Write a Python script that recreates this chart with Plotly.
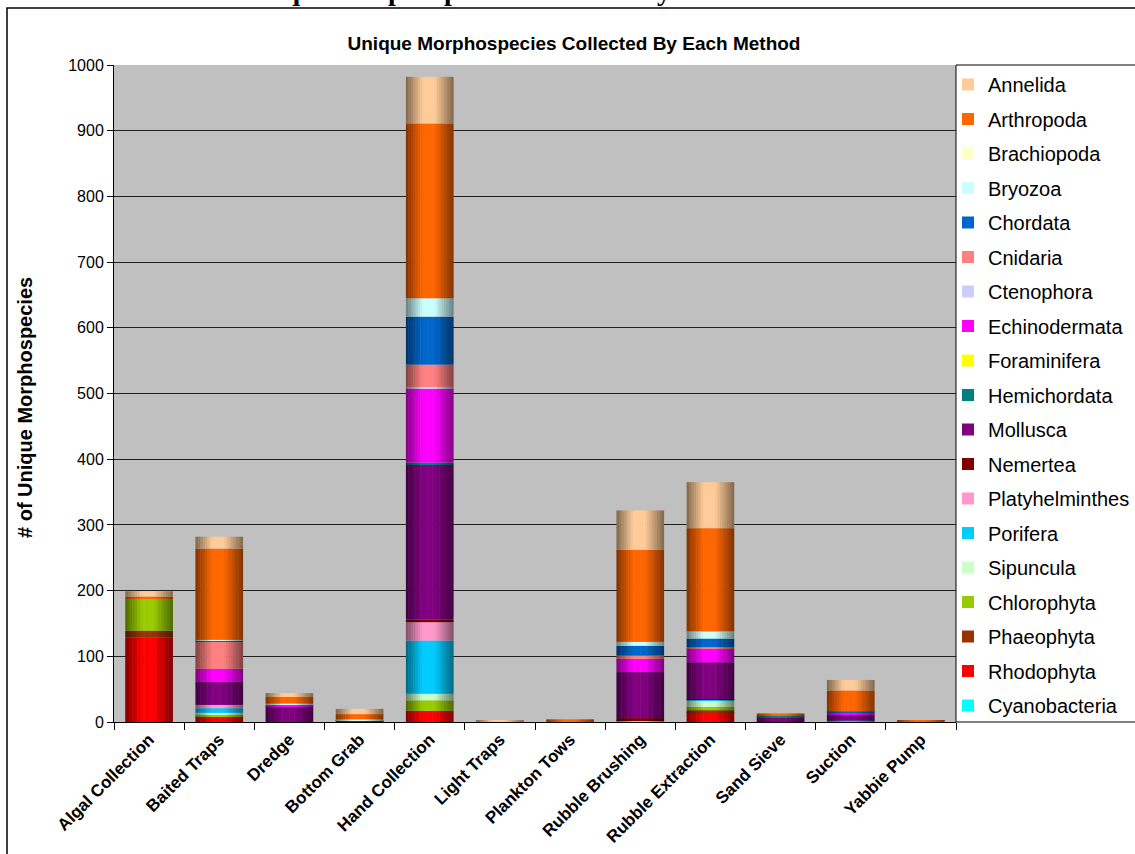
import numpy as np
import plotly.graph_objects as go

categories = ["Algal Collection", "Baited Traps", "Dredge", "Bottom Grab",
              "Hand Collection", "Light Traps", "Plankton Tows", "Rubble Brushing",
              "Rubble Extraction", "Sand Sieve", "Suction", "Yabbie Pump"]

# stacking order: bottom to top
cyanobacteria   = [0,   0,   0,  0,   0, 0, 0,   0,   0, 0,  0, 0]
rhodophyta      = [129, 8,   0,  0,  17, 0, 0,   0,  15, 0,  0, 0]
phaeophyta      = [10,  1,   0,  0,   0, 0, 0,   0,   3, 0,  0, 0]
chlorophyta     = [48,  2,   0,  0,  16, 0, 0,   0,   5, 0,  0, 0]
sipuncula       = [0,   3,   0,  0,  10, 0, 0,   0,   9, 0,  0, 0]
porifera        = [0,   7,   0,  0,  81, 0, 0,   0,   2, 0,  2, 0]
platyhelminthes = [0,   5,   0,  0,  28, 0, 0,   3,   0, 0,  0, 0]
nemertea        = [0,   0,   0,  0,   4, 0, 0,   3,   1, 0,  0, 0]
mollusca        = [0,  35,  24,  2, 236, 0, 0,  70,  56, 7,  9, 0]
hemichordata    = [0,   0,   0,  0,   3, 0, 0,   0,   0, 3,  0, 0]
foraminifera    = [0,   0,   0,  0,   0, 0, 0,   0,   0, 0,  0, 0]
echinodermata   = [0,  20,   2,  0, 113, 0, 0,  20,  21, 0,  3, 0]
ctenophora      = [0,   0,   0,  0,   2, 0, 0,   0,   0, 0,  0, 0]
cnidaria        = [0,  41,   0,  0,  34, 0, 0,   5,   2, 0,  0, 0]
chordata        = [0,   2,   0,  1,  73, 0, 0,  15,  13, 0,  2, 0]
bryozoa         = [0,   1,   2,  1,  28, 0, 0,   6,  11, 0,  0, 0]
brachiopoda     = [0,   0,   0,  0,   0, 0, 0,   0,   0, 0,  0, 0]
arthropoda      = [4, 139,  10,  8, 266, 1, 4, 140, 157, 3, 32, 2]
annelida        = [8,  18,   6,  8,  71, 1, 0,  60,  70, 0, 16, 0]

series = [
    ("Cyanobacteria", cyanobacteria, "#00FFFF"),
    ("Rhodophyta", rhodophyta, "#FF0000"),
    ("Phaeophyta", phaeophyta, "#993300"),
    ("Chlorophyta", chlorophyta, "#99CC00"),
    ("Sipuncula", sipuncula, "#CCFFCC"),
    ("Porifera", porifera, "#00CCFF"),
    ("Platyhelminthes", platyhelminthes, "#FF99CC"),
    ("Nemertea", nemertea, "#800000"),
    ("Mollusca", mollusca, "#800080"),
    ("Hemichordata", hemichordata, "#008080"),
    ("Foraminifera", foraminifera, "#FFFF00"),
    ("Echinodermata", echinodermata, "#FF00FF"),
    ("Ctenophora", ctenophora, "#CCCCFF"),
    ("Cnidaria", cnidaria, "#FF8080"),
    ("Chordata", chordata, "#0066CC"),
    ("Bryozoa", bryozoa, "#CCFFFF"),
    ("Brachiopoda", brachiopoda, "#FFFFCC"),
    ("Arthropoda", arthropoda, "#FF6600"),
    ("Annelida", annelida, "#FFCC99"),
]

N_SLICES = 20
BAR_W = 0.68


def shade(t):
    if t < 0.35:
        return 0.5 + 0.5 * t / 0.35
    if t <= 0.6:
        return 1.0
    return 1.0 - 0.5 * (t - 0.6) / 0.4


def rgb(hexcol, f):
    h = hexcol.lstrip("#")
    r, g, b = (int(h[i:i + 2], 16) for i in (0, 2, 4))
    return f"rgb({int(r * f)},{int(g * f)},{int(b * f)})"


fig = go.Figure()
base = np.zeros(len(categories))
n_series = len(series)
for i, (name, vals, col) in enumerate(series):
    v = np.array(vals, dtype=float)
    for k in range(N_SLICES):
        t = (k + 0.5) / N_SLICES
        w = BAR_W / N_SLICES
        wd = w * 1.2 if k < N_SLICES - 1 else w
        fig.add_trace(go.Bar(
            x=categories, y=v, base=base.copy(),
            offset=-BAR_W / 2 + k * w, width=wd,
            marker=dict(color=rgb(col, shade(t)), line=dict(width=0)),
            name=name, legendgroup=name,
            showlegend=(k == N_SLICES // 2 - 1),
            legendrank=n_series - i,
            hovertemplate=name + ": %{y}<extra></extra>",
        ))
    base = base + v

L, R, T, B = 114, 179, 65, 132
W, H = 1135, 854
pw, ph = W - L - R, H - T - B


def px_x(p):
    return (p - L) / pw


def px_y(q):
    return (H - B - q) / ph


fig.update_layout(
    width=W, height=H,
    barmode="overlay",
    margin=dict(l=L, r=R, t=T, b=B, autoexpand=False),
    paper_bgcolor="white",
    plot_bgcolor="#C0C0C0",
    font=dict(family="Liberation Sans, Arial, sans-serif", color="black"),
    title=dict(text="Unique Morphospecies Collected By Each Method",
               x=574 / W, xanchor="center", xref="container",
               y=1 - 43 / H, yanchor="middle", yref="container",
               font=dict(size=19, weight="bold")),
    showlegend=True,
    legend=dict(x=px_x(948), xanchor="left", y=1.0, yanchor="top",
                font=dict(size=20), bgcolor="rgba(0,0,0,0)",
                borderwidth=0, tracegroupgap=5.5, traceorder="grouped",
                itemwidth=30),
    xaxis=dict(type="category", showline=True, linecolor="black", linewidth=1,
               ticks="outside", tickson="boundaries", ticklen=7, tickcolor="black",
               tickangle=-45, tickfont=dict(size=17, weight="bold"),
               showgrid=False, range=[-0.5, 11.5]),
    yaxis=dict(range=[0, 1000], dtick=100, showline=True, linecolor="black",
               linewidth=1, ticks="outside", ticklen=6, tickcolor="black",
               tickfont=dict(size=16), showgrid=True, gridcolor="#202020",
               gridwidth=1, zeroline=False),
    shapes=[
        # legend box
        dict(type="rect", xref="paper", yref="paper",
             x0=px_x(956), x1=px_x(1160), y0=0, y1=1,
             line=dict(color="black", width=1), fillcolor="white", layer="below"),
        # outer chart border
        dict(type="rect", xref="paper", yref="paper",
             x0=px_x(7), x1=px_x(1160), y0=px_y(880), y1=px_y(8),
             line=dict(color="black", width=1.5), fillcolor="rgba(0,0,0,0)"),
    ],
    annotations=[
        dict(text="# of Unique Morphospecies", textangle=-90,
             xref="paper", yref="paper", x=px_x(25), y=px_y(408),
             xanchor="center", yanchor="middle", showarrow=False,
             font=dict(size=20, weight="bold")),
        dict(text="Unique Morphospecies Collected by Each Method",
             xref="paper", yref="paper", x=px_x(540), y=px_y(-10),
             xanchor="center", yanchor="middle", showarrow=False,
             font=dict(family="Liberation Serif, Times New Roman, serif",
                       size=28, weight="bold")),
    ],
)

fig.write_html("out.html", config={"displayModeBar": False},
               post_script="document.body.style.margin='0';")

### EXERCISE REQUIREMENTS
Where does the word "chart" appear? Return each line that holds it.

### FULL ANSWER
Write a Python script that recreates this chart with Plotly.
        # outer chart border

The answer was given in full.